At MedPro Systems, we believe this moment calls for clarity, focus and partnership. Compliance cannot afford uncertainty, and global transparency is too important to be compromised by vendor churn or diluted service models. That’s why we’ve chosen a different path: one built on independence, stability and a singular commitment to delivering trusted, purpose-built solutions for transparency and government disclosure.
The Rise and Challenges of Vendor Consolidation
Global transparency in the life sciences industry is at a critical juncture. Over the past several years, we’ve seen a wave of vendor mergers and acquisitions that continue to reshape the compliance technology landscape. On the surface, these consolidations promise scale, integrated platforms and broader offerings. In practice, they often create unintended challenges for the very organizations that rely on them for mission-critical compliance and government disclosure obligations.
When a vendor consolidates multiple tools under one umbrella, choice and consistency are the first casualties. Customers are left to navigate, shifting product roadmaps, process changes and modified support structures. Pricing models are adjusted, service expectations evolve, and previously familiar workflows are replaced with “one size fits all” processes. For compliance leaders, whose responsibilities include managing regulatory exposure, reducing variability, and safeguarding reputational integrity, this introduces an uncomfortable level of uncertainty.
The Importance of Independence, Precision and Trust
The driver behind this wave of mergers is clear: vendors are seeking to assemble wide portfolios of tangential software under a single brand, in the hope of capturing a larger share of customer spend.

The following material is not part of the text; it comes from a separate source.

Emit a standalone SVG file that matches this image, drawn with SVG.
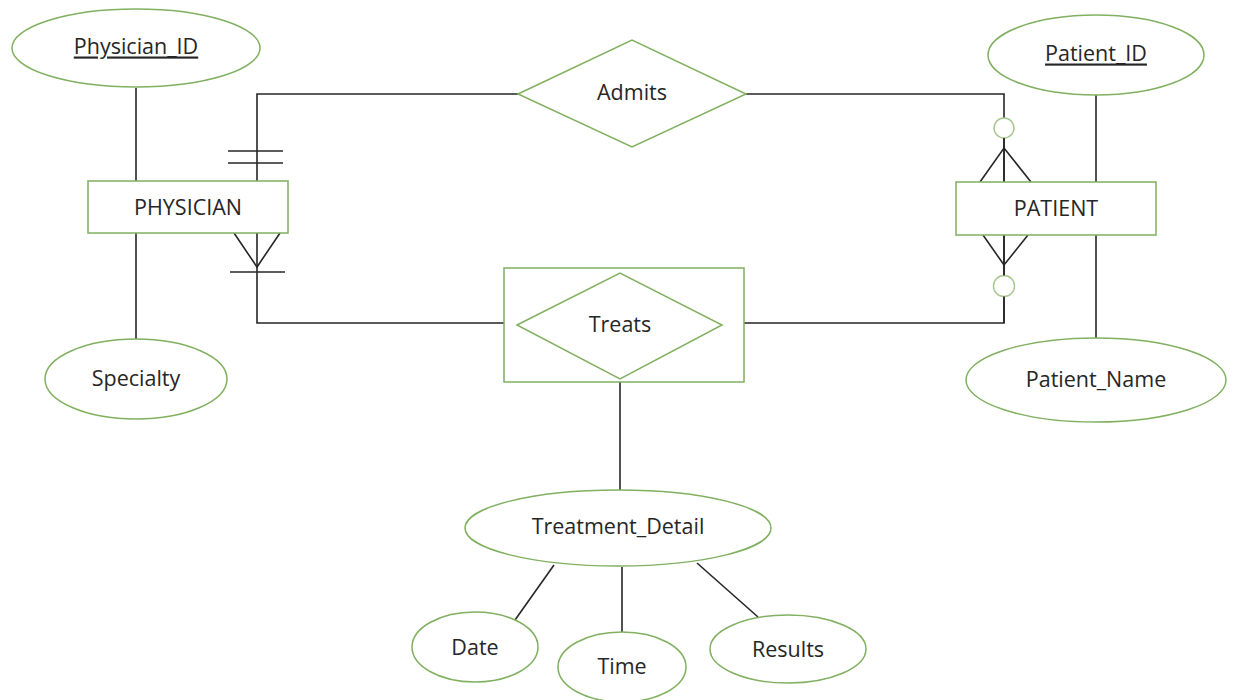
<svg xmlns="http://www.w3.org/2000/svg" width="1235" height="700" viewBox="0 0 1235 700">
  <style>
    .shape { fill: #ffffff; stroke: #80b060; stroke-width: 1.5; }
    .link { fill: none; stroke: #262626; stroke-width: 1.6; }
    .label { font-family: "Open Sans", "Liberation Sans", sans-serif; font-size: 21.5px; fill: #262626; text-anchor: middle; dominant-baseline: central; }
    .key { text-decoration: underline; }
  </style>
  <rect width="1235" height="700" fill="#ffffff"/>

  <!-- connectors -->
  <g id="connectors">
    <!-- attribute links -->
    <line class="link" x1="136" y1="88" x2="136" y2="181"/>
    <line class="link" x1="136" y1="233" x2="136" y2="339"/>
    <line class="link" x1="1096" y1="95" x2="1096" y2="182"/>
    <line class="link" x1="1096" y1="235" x2="1096" y2="339"/>
    <line class="link" x1="620" y1="382" x2="620" y2="490"/>
    <line class="link" x1="554" y1="565" x2="515" y2="620"/>
    <line class="link" x1="622" y1="567" x2="622" y2="633"/>
    <line class="link" x1="697" y1="563" x2="758" y2="617"/>

    <!-- Admits relationship -->
    <polyline class="link" points="257,181 257,94 518,94"/>
    <polyline class="link" points="746,94 1004,94 1004,182"/>
    <!-- Treats relationship -->
    <polyline class="link" points="257,233 257,323 504,323"/>
    <polyline class="link" points="744,323 1004,323 1004,235"/>

    <!-- PHYSICIAN side: one and only one (Admits) -->
    <line class="link" x1="228" y1="151" x2="283" y2="151"/>
    <line class="link" x1="228" y1="163" x2="283" y2="163"/>
    <!-- PHYSICIAN side: one or many (Treats) -->
    <polyline class="link" points="234,233 257,267 280,233"/>
    <line class="link" x1="230" y1="272" x2="285" y2="272"/>

    <!-- PATIENT side: zero or many (Admits) -->
    <circle cx="1004" cy="128" r="10" fill="#ffffff" stroke="#a8c890" stroke-width="1.5"/>
    <line class="link" x1="1004" y1="138" x2="1004" y2="182"/>
    <polyline class="link" points="980,182 1004,148 1031,182"/>
    <!-- PATIENT side: zero or many (Treats) -->
    <polyline class="link" points="983,235 1004,265 1028,235"/>
    <circle cx="1004" cy="286" r="10.5" fill="#ffffff" stroke="#a8c890" stroke-width="1.5"/>
    <line class="link" x1="1004" y1="235" x2="1004" y2="275.5"/>
    <line class="link" x1="1004" y1="296.5" x2="1004" y2="323"/>
  </g>

  <!-- entities -->
  <g id="physician">
    <rect class="shape" x="88" y="181" width="200" height="52"/>
    <text class="label" x="188" y="206">PHYSICIAN</text>
  </g>
  <g id="patient">
    <rect class="shape" x="956" y="182" width="200" height="53"/>
    <text class="label" x="1056" y="207">PATIENT</text>
  </g>

  <!-- relationships -->
  <g id="admits">
    <polygon class="shape" points="518,94 632,40 746,94 632,147"/>
    <text class="label" x="632" y="91">Admits</text>
  </g>
  <g id="treats">
    <rect class="shape" x="504" y="268" width="240" height="114"/>
    <polygon class="shape" points="517,325 620,273 722,325 620,379"/>
    <text class="label" x="620" y="323">Treats</text>
  </g>

  <!-- attributes -->
  <g id="physician-id">
    <ellipse class="shape" cx="136" cy="48" rx="124" ry="39"/>
    <text class="label key" x="136" y="45">Physician_ID</text>
  </g>
  <g id="specialty">
    <ellipse class="shape" cx="136" cy="379" rx="91" ry="40"/>
    <text class="label" x="136" y="377">Specialty</text>
  </g>
  <g id="patient-id">
    <ellipse class="shape" cx="1096" cy="55" rx="108" ry="40"/>
    <text class="label key" x="1096" y="52">Patient_ID</text>
  </g>
  <g id="patient-name">
    <ellipse class="shape" cx="1096" cy="380" rx="130" ry="42"/>
    <text class="label" x="1096" y="378">Patient_Name</text>
  </g>
  <g id="treatment-detail">
    <ellipse class="shape" cx="618" cy="528" rx="153" ry="38"/>
    <text class="label" x="618" y="525">Treatment_Detail</text>
  </g>
  <g id="date">
    <ellipse class="shape" cx="475" cy="647" rx="63" ry="35"/>
    <text class="label" x="475" y="646">Date</text>
  </g>
  <g id="time">
    <ellipse class="shape" cx="622" cy="667" rx="64" ry="35"/>
    <text class="label" x="622" y="665">Time</text>
  </g>
  <g id="results">
    <ellipse class="shape" cx="788" cy="649" rx="78" ry="34"/>
    <text class="label" x="788" y="648">Results</text>
  </g>
</svg>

But compliance is not a field that rewards breadth over depth. Building reliable programs depends on solutions that are precise, consistent and trustworthy. In this environment, “best of breed” remains the safer and more effective path. Specialized platforms with a singular focus can deliver both the technological rigor and the service partnership required to meet unique regulatory expectations across diverse markets.
Transparency, after all, is not simply a matter of deploying technology. It is about building programs that recognize nuances of local regulations, align with global standards, and are resilient enough to withstand scrutiny. A compliance officer cannot afford gaps created by technology churn or diluted service expertise. The stakes, financial, reputational and operational, are simply too high.
This is where independence and focus matter. While much of the industry is consolidating, some providers have chosen a steadier path: remaining independently owned, free from investor pressures, and fully committed to their core mission. By keeping all development in-house and resisting the urge to chase every emerging industry trend, these organizations provide what the market increasingly lacks in stability. They serve as consistent partners, evolving at the pace of regulation rather than the pace of merger and acquisition cycles.
Our Commitment to Steadfast Partnership
Our own approach has been to stay firmly in this lane. We are not trying to be everything to everyone. Instead, we concentrate on transparency and government disclosures, refine our software, expand our expertise and deliver service with the consistency that compliance leaders can rely on. In an environment of consolidation, unpredictability and shifting priorities, our goal is to remain a steady partner.
As the compliance landscape continues to globalize, the organizations that thrive will be those that can balance technological capability with service reliability. Vendor consolidation may change the market map, but it does not change what compliance requires: focus, stability and the confidence that comes from working with partners dedicated to being the best at one thing, not just adequate at many.